Castro Tourist Attractions
Castro, (pop. 18,000) established in 1567, is the second largest city in the Chiloé region and the main destination for most visitors in this area. The city is known for its "palafitos", houses build on stilts over the water. The other most notable sight in the city is the brightly painted Iglesia San Francisco.
The waterfront market offers a good selection of local crafts, woolen ponchos, sweaters, hats, gloves and baskets. There are also some restaurants along this area, most of which specialize in seafood.
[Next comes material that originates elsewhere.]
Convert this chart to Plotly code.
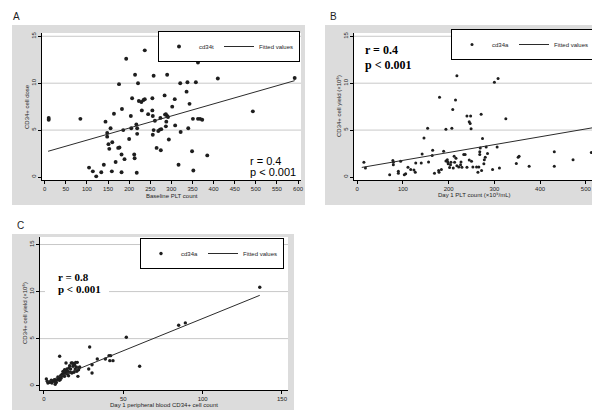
import plotly.graph_objects as go

W, H = 600, 410

# ---------------- data ----------------
# Panel A: Baseline PLT count vs CD34+ cell dose
a_plt = [9.5, 9.5, 84.5, 105, 114, 122, 134, 140, 144, 148, 148, 151, 153, 156, 160, 159, 164, 168,
         174, 177, 176, 182, 183, 186, 182, 189, 193, 200, 204, 205, 207, 212, 213, 214, 217, 219,
         219, 218, 221, 223, 229, 230, 234, 237, 237, 245, 255, 255, 256, 258, 256, 258, 261, 265,
         269, 273, 276, 274, 275, 284, 285, 287, 290, 288, 287, 290, 292, 294, 302, 308, 309, 317,
         321, 322, 336, 338, 340, 343, 349, 351, 352, 358, 363, 363, 368, 373, 385, 410, 493, 592]
a_cd34 = [6.3, 6.1, 6.2, 1.0, 0.6, 0.07, 0.5, 1.3, 5.9, 4.7, 4.3, 3.5, 3.0, 5.2, 3.7, 0.6, 6.75, 1.6,
          3.1, 3.15, 9.9, 2.4, 7.25, 5.0, 0.5, 1.9, 12.6, 4.05, 6.5, 5.2, 8.4, 2.4, 2.0, 10.9, 5.6, 5.2,
          4.6, 0.46, 10.0, 8.1, 8.0, 7.1, 8.2, 8.3, 13.5, 6.7, 8.4, 7.1, 6.5, 5.0, 4.5, 10.8, 6.0, 3.1,
          4.9, 5.05, 5.1, 6.3, 2.85, 8.7, 6.65, 6.7, 6.5, 5.9, 5.4, 10.9, 6.4, 4.0, 7.5, 8.3, 5.5, 1.3,
          10.0, 4.8, 9.1, 10.1, 5.2, 7.8, 2.75, 6.2, 0.7, 10.1, 12.2, 6.2, 6.2, 6.1, 2.3, 10.5, 7.0, 10.55]
a_fit_x = [8, 592]
a_fit_y = [2.74, 10.27]

# Panel B: Day 1 PLT count vs CD34+ cell yield
b_plt = [14.6, 18, 71, 78, 79, 79, 90, 90, 95, 103, 106, 111, 117, 124, 127, 128, 140, 142, 146, 154,
         156, 164, 165, 169, 178, 179, 180, 184, 189, 194, 194, 197, 198, 199, 202, 204, 205, 207, 209,
         210, 212, 213, 215, 216, 218, 218, 222, 226, 227, 229, 233, 236, 240, 240, 245, 245, 247, 247,
         248, 249, 250, 253, 261, 264, 266, 268, 268, 269, 271, 272, 274, 277, 278, 280, 282, 285, 296,
         300, 306, 308, 311, 325, 348, 352, 354, 376, 431, 431, 472, 512]
b_cd34 = [1.56, 0.96, 0.25, 1.75, 1.56, 1.3, 0.4, 0.6, 1.67, 0.25, 0.35, 1.03, 0.8, 0.75, 0.5, 1.5, 1.5,
          2.45, 4.15, 5.2, 1.6, 2.3, 2.85, 0.4, 0.7, 0.5, 8.5, 0.8, 2.75, 5.1, 1.7, 1.85, 1.6, 1.4, 1.0,
          1.3, 1.56, 5.2, 7.2, 0.96, 2.2, 1.56, 8.2, 2.0, 10.8, 1.2, 1.07, 1.3, 1.6, 1.03, 2.4, 2.4, 6.5,
          1.03, 5.9, 1.8, 13.5, 5.7, 6.5, 5.15, 1.67, 1.07, 1.07, 0.5, 1.07, 2.4, 2.7, 3.1, 6.7, 0.68,
          4.1, 1.4, 1.85, 2.1, 3.2, 2.5, 0.8, 10.1, 3.2, 10.5, 0.96, 6.2, 1.45, 2.1, 2.2, 1.14, 2.7,
          1.14, 1.85, 2.6]
b_fit_x = [10, 515]
b_fit_y = [1.02, 5.25]

# Panel C: Day 1 peripheral blood CD34+ count vs CD34+ cell yield
c_pb = [1.5, 2.1, 2.5, 3.6, 4.6, 5.0, 5.5, 6.3, 6.7, 7.1, 7.4, 7.8, 8.4, 8.8, 9.2, 9.7, 9.9, 10.2, 10.5,
        10.9, 11.3, 11.6, 12.0, 12.3, 12.6, 13.0, 13.0, 13.4, 13.9, 14.1, 14.5, 14.7, 15.1, 15.5, 15.8,
        16.2, 16.4, 16.8, 17.2, 17.6, 17.9, 18.3, 18.7, 18.9, 19.3, 19.7, 20.0, 20.4, 20.7, 21.0, 21.4,
        21.8, 22.0, 22.5, 28.2, 28.8, 30.3, 30.3, 33.6, 38.7, 41.0, 42.0, 41.5, 43.5, 51.9, 60.3, 84.9,
        89.1, 136.0]
c_cd34 = [0.71, 0.46, 0.28, 0.35, 0.57, 0.28, 0.53, 0.46, 0.64, 0.14, 0.39, 0.35, 0.64, 0.92, 0.82, 0.57,
          3.12, 0.64, 1.06, 0.82, 1.17, 1.24, 1.52, 1.06, 1.35, 1.70, 0.99, 1.35, 2.41, 1.52, 1.77, 1.24,
          1.52, 1.06, 1.88, 2.13, 1.42, 1.77, 2.41, 1.35, 2.41, 2.06, 2.34, 1.42, 2.23, 1.77, 2.48, 1.99,
          1.52, 2.48, 0.99, 1.70, 1.88, 1.99, 1.77, 4.11, 1.35, 2.23, 2.84, 2.84, 3.19, 3.19, 2.66, 2.66,
          5.14, 2.06, 6.42, 6.67, 10.46]
c_fit_x = [1.5, 136]
c_fit_y = [0.39, 9.6]

y_ticks = [0, 5, 10, 15]
grid_vals = [5, 10, 15]
a_xticks = [0, 50, 100, 150, 200, 250, 300, 350, 400, 450, 500, 550, 600]
b_xticks = [0, 100, 200, 300, 400, 500]
c_xticks = [0, 50, 100, 150]

# ---------------- layout helpers ----------------
def fx(p):
    return p / W

def fy(p):
    return 1 - p / H

SANS = "Liberation Sans"
SERIF = "Liberation Serif"
INK = "#1e1e1e"
GRAY_BG = "#dcdcdc"

panels = [
    dict(key="", plot=(34, 293, 25, 172), box=(4, 297, 17, 197), xr=[-6.4, 607], yr=[-0.32, 15.35],
         xt=a_xticks, xtitle="Baseline PLT count", ytitle="CD34+ cell dose",
         xtpos=(163.5, 188), ytpos=(18.5, 98.5),
         x=a_plt, y=a_cd34, fx=a_fit_x, fy=a_fit_y, name="cd34t", msize=3.9, legend="legend",
         leg=(292, 23)),
    dict(key="2", plot=(346, 587, 25, 172), box=(317, 597, 17, 197), xr=[-7, 520], yr=[-0.32, 15.35],
         xt=b_xticks, xtitle="Day 1 PLT count (×10⁹/mL)",
         ytitle="CD34+ cell yield (×10⁸)",
         xtpos=(466.5, 187), ytpos=(330.5, 98.5),
         x=b_plt, y=b_cd34, fx=b_fit_x, fy=b_fit_y, name="cd34a", msize=3.0, legend="legend2",
         leg=(587, 21)),
    dict(key="3", plot=(32, 280, 229, 382), box=(4, 286, 226, 405), xr=[-2.5, 153.8], yr=[-0.46, 15.8],
         xt=c_xticks, xtitle="Day 1 peripheral blood CD34+ cell count",
         ytitle="CD34+ cell yield (×10⁸)",
         xtpos=(156, 396.5), ytpos=(16.5, 305.5),
         x=c_pb, y=c_cd34, fx=c_fit_x, fy=c_fit_y, name="cd34a", msize=3.4, legend="legend3",
         leg=(276, 230)),
]

fig = go.Figure()
shapes = []
annotations = []
layout = dict(
    width=W, height=H, margin=dict(l=0, r=0, t=0, b=0),
    paper_bgcolor="white", plot_bgcolor="white",
    font=dict(family=SANS, size=6, color=INK),
)

for p in panels:
    k = p["key"]
    xa, ya = "x" + k, "y" + k
    l, r, t, b = p["plot"]
    fig.add_trace(go.Scatter(
        x=p["x"], y=p["y"], mode="markers", name=p["name"],
        marker=dict(size=p["msize"], color=INK, line=dict(width=0)),
        xaxis=xa, yaxis=ya, legend=p["legend"], hoverinfo="skip"))
    fig.add_trace(go.Scatter(
        x=p["fx"], y=p["fy"], mode="lines", name="Fitted values",
        line=dict(color="#2b2b2b", width=1),
        xaxis=xa, yaxis=ya, legend=p["legend"], hoverinfo="skip"))

    axis_common = dict(showline=True, linecolor="black", linewidth=1, ticks="outside",
                       ticklen=3, tickwidth=1, tickcolor="black", showgrid=False,
                       zeroline=False, automargin=False,
                       tickfont=dict(family=SANS, size=6, color=INK))
    layout["xaxis" + k] = dict(axis_common, domain=[fx(l), fx(r)], anchor=ya, range=p["xr"],
                               tickvals=p["xt"])
    layout["yaxis" + k] = dict(axis_common, domain=[fy(b), fy(t)], anchor=xa, range=p["yr"],
                               tickvals=y_ticks, tickangle=-90)

    # axis titles
    tx, ty = p["xtpos"]
    annotations.append(dict(text=p["xtitle"], x=fx(tx), y=fy(ty), xref="paper", yref="paper",
                            xanchor="center", yanchor="middle", showarrow=False,
                            font=dict(family=SANS, size=6, color=INK)))
    tx, ty = p["ytpos"]
    annotations.append(dict(text=p["ytitle"], x=fx(tx), y=fy(ty), xref="paper", yref="paper",
                            xanchor="center", yanchor="middle", showarrow=False, textangle=-90,
                            font=dict(family=SANS, size=6, color=INK)))

    bl, br, bt, bb = p["box"]
    shapes.append(dict(type="rect", xref="paper", yref="paper", x0=fx(bl), x1=fx(br),
                       y0=fy(bb), y1=fy(bt), fillcolor=GRAY_BG, line=dict(width=0), layer="below"))
    shapes.append(dict(type="rect", xref=xa + " domain", yref=ya + " domain", x0=0, x1=1,
                       y0=0, y1=1, fillcolor="white", line=dict(width=0), layer="below"))
    for g in grid_vals:
        shapes.append(dict(type="line", xref=xa + " domain", yref=ya, x0=0, x1=1, y0=g, y1=g,
                           line=dict(color="#c8c8c8", width=1), layer="below"))

    lx, ly = p["leg"]
    layout[p["legend"]] = dict(x=fx(lx), y=fy(ly), xanchor="right", yanchor="top",
                               orientation="h", bgcolor="white", bordercolor="black",
                               borderwidth=1, itemwidth=30, tracegroupgap=0,
                               font=dict(family=SANS, size=6, color=INK))

# white box behind panel C statistics
shapes.append(dict(type="rect", xref="paper", yref="paper", x0=fx(37), x1=fx(101),
                   y0=fy(289), y1=fy(261), fillcolor="white", line=dict(width=0), layer="above"))

for txt, x, y in [("A", 3, 8), ("B", 320, 8), ("C", 7, 217)]:
    annotations.append(dict(text=txt, x=fx(x), y=fy(y), xref="paper", yref="paper",
                            xanchor="left", yanchor="middle", showarrow=False,
                            font=dict(family=SANS, size=10, color=INK)))

stats = [
    ("r = 0.4", 240, 152.5, SANS, 11, False),
    ("p &lt; 0.001", 240, 163.5, SANS, 11, False),
    ("r = 0.4", 355, 42.5, SERIF, 12, True),
    ("p &lt; 0.001", 355, 56.5, SERIF, 12, True),
    ("r = 0.8", 48, 269, SERIF, 11, True),
    ("p &lt; 0.001", 48, 281, SERIF, 11, True),
]
for txt, x, y, fam, sz, bold in stats:
    annotations.append(dict(text=("<b>%s</b>" % txt) if bold else txt, x=fx(x), y=fy(y),
                            xref="paper", yref="paper", xanchor="left", yanchor="middle",
                            showarrow=False, font=dict(family=fam, size=sz, color="black")))

layout["shapes"] = shapes
layout["annotations"] = annotations
fig.update_layout(**layout)
fig.write_html("out.html")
Iglesia San Francisco de Castro
Located along the Plaza de Armas, Iglesia San Francisco is a brightly painted, salmon and lilac color church. It was designed by Eduardo Provosoli and built in 1906.
Locomotora Ancud - Castro
This German-made locomotive once serviced many of the towns between Castro and Ancud. The narrow-gage railroad was damaged in a 1960 earthquake, ending the train route.
Museo Regional de Castro
The museum houses collections on the history of the region, including Huilliche relics, agricultural equipment, and the development of Chilote urbanism. It also maintains displays of photography, ethnography, and cartography.
Museum of Modern Art
The Museum of Modern Art houses the works of Chilean artists, with a focus on Chilotes. Most of the collection, which is housed in five exhibition halls, consists of paintings.
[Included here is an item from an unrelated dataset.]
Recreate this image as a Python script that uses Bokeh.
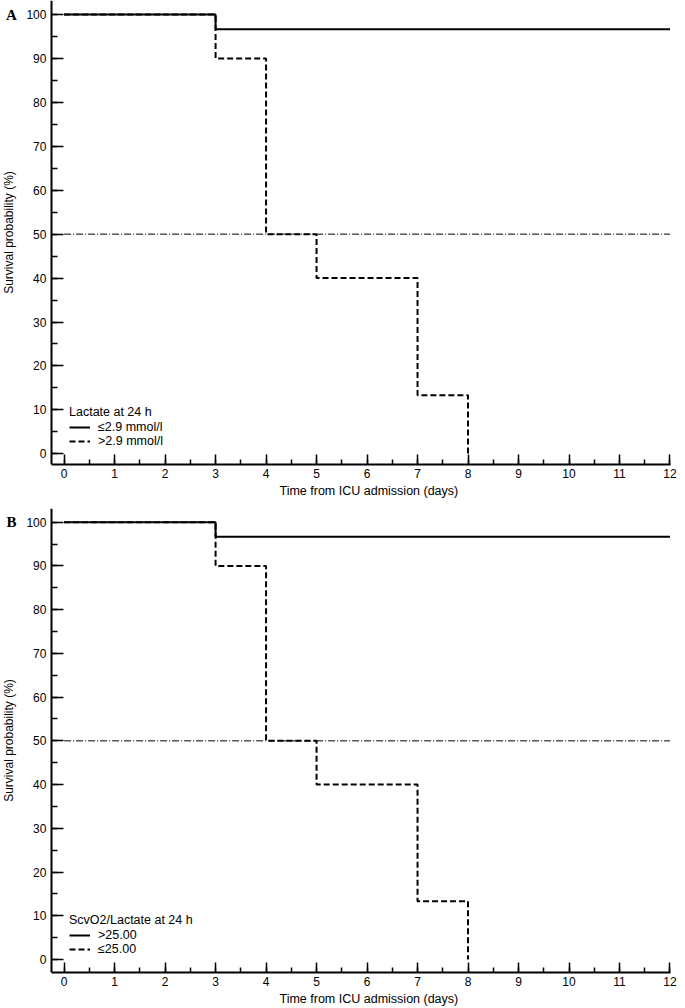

These shingled houses stand on stilts over the water. Some have been converted into restaurants and many are in the process of being restored or preserved. They can be seen along the north end of the town and near the Río Gambia.
Held in mid-February, the Festival Costumbrista is a week long festival with musical entertainment, dancing, and various other events.
Festival de Huaso Chilote
The Festival de Huaso Chilote, held in late January, celebrates the local cowboys with a Chilean Rodeo.